Marc Andreessen posted a salient argument in favor of dual-class stock structures. Note the caveat…”for public companies.” I might even add “…that are clear first movers with distinct and defensible competitive advantages.”
I once met a very bright duo – they had a very interesting product, excellent execution (so far), and a whole lotta passion for what they were doing. They also shared the “president” title. Why? “Because Google does it.” I didn’t think that was a particularly good reason (and it even seemed to reflect some level of immaturity). It’s no better reason to take this tack with your fledgling, closely held enterprise, as it relates to capital structure. It may even turn off some private investors – and before you’ve had a chance to prove you are worthy of holding such power over your company’s destiny.

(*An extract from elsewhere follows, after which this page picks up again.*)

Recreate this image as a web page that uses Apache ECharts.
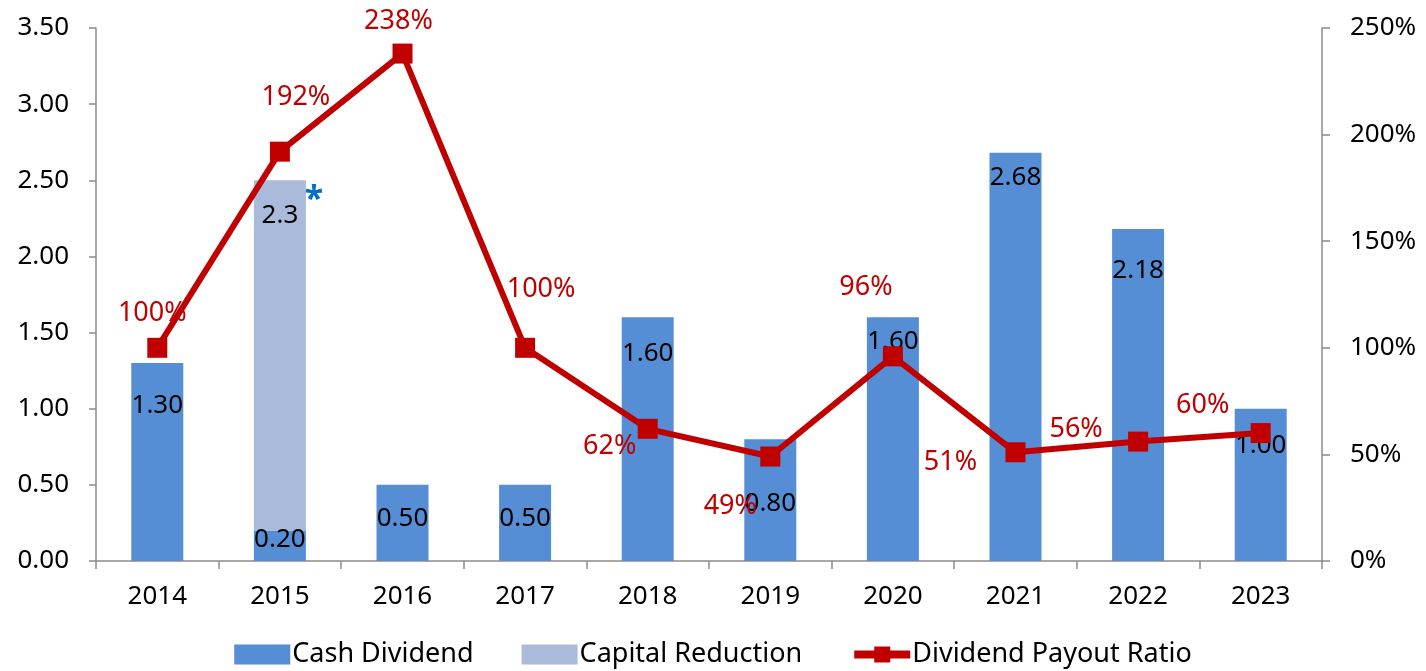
<!DOCTYPE html>
<html>
<head>
<meta charset="utf-8">
<script src="https://cdn.jsdelivr.net/npm/echarts@6/dist/echarts.min.js"></script>
<style>
  html, body { margin: 0; padding: 0; background: #fff; }
  #chart { width: 1426px; height: 671px; }
</style>
</head>
<body>
<div id="chart"></div>
<script>
const years = ["2014", "2015", "2016", "2017", "2018", "2019", "2020", "2021", "2022", "2023"];
const cashDividend = [1.30, 0.20, 0.50, 0.50, 1.60, 0.80, 1.60, 2.68, 2.18, 1.00];
const capitalReduction = [null, 2.3, null, null, null, null, null, null, null, null];
const payoutRatio = [100, 192, 238, 100, 62, 49, 96, 51, 56, 60];

// how far below the bar top each value label sits (px)
const barLabelDrop = [43, 9, 34, 34, 36, 64, 24, 25, 42, 37];
// where each ratio label sits relative to its marker (px)
const ratioLabelOffset = [[-5, -34], [16, -54], [-4, -32], [16, -58], [-38, 17],
  [-40, 50], [-27, -69], [-65, 10], [-62, -12], [-58, -28]];

const font = "'Noto Sans', 'DejaVu Sans', sans-serif";
const axisGrey = "#8c8c8c";
const red = "#C00000";

const chart = echarts.init(document.getElementById("chart"));

const option = {
  animation: false,
  textStyle: { fontFamily: font },
  grid: { left: 96, right: 104, top: 28, bottom: 110, containLabel: false },
  legend: {
    top: 636,
    left: "center",
    itemWidth: 56,
    itemHeight: 20,
    itemGap: 48,
    textStyle: { fontSize: 27, color: "#000", fontFamily: font, padding: [0, 0, 0, -3] },
    data: [
      { name: "Cash Dividend", icon: "rect" },
      { name: "Capital Reduction", icon: "rect" },
      { name: "Dividend Payout Ratio", lineStyle: { width: 8 } }
    ]
  },
  xAxis: {
    type: "category",
    data: years,
    axisLine: { lineStyle: { color: axisGrey, width: 1.5 } },
    axisTick: { show: true, inside: false, length: 8, lineStyle: { color: axisGrey, width: 1.5 } },
    axisLabel: { fontSize: 26, color: "#000", margin: 23 },
    splitLine: { show: false }
  },
  yAxis: [
    {
      type: "value",
      min: 0,
      max: 3.5,
      interval: 0.5,
      axisLine: { show: true, lineStyle: { color: axisGrey, width: 1.5 } },
      axisTick: { show: true, length: 7, lineStyle: { color: axisGrey, width: 1.5 } },
      axisLabel: { fontSize: 26, color: "#000", margin: 27, formatter: (v) => v.toFixed(2) },
      splitLine: { show: false }
    },
    {
      type: "value",
      min: 0,
      max: 250,
      interval: 50,
      position: "right",
      axisLine: { show: true, lineStyle: { color: axisGrey, width: 1.5 } },
      axisTick: { show: true, length: 8, lineStyle: { color: axisGrey, width: 1.5 } },
      axisLabel: { fontSize: 26, color: "#000", margin: 28, formatter: "{value}%" },
      splitLine: { show: false }
    }
  ],
  series: [
    {
      name: "Cash Dividend",
      type: "bar",
      stack: "div",
      barWidth: 52,
      itemStyle: { color: "#558ED5" },
      data: cashDividend.map((v, i) => ({
        value: v,
        label: {
          show: true,
          position: ["50%", barLabelDrop[i]],
          align: "center",
          verticalAlign: "middle",
          fontSize: 26,
          color: "#000",
          formatter: (p) => p.value.toFixed(2)
        }
      }))
    },
    {
      name: "Capital Reduction",
      type: "bar",
      stack: "div",
      barWidth: 52,
      itemStyle: { color: "#A9BADB" },
      data: capitalReduction.map((v, i) => ({
        value: v,
        label: {
          show: v != null,
          position: ["50%", 35],
          align: "center",
          verticalAlign: "middle",
          fontSize: 26,
          color: "#000",
          formatter: (p) => String(p.value)
        }
      })),
      markPoint: {
        symbol: "circle",
        symbolSize: 0,
        silent: true,
        data: [{ coord: [1, 2.5], value: "*" }],
        label: {
          show: true,
          formatter: "*",
          fontSize: 34,
          fontWeight: "bold",
          color: "#0070C0",
          offset: [34, 20]
        }
      }
    },
    {
      name: "Dividend Payout Ratio",
      type: "line",
      yAxisIndex: 1,
      z: 5,
      symbol: "rect",
      symbolSize: 20,
      lineStyle: { color: red, width: 6 },
      itemStyle: { color: red },
      data: payoutRatio.map((v, i) => ({
        value: v,
        label: {
          show: true,
          position: "inside",
          offset: ratioLabelOffset[i],
          fontSize: 27,
          color: red,
          formatter: (p) => p.value + "%"
        }
      }))
    }
  ]
};

chart.setOption(option);
</script>
</body>
</html>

If you are a technology entrepreneur, you should be listening to what Mr. Andreessen has to say – there are plenty of merits to having a voting power-heavy Class B share for founders, and alignment of interests is just one of several Marc points out. However, this doesn’t mean you should run to your lawyer this very moment and have them do a state filing for a change in capital structure.
I’d hate to see promising businesses diminish their chances of success by emulating the last home run without good justification. Few technology companies are going to go public, even in the best of times (which these aren’t). Rather than fret endlessly about voting control, entrepreneurs might be better off keeping this in mind…
10% of something is a better outcome than 100% of nothing.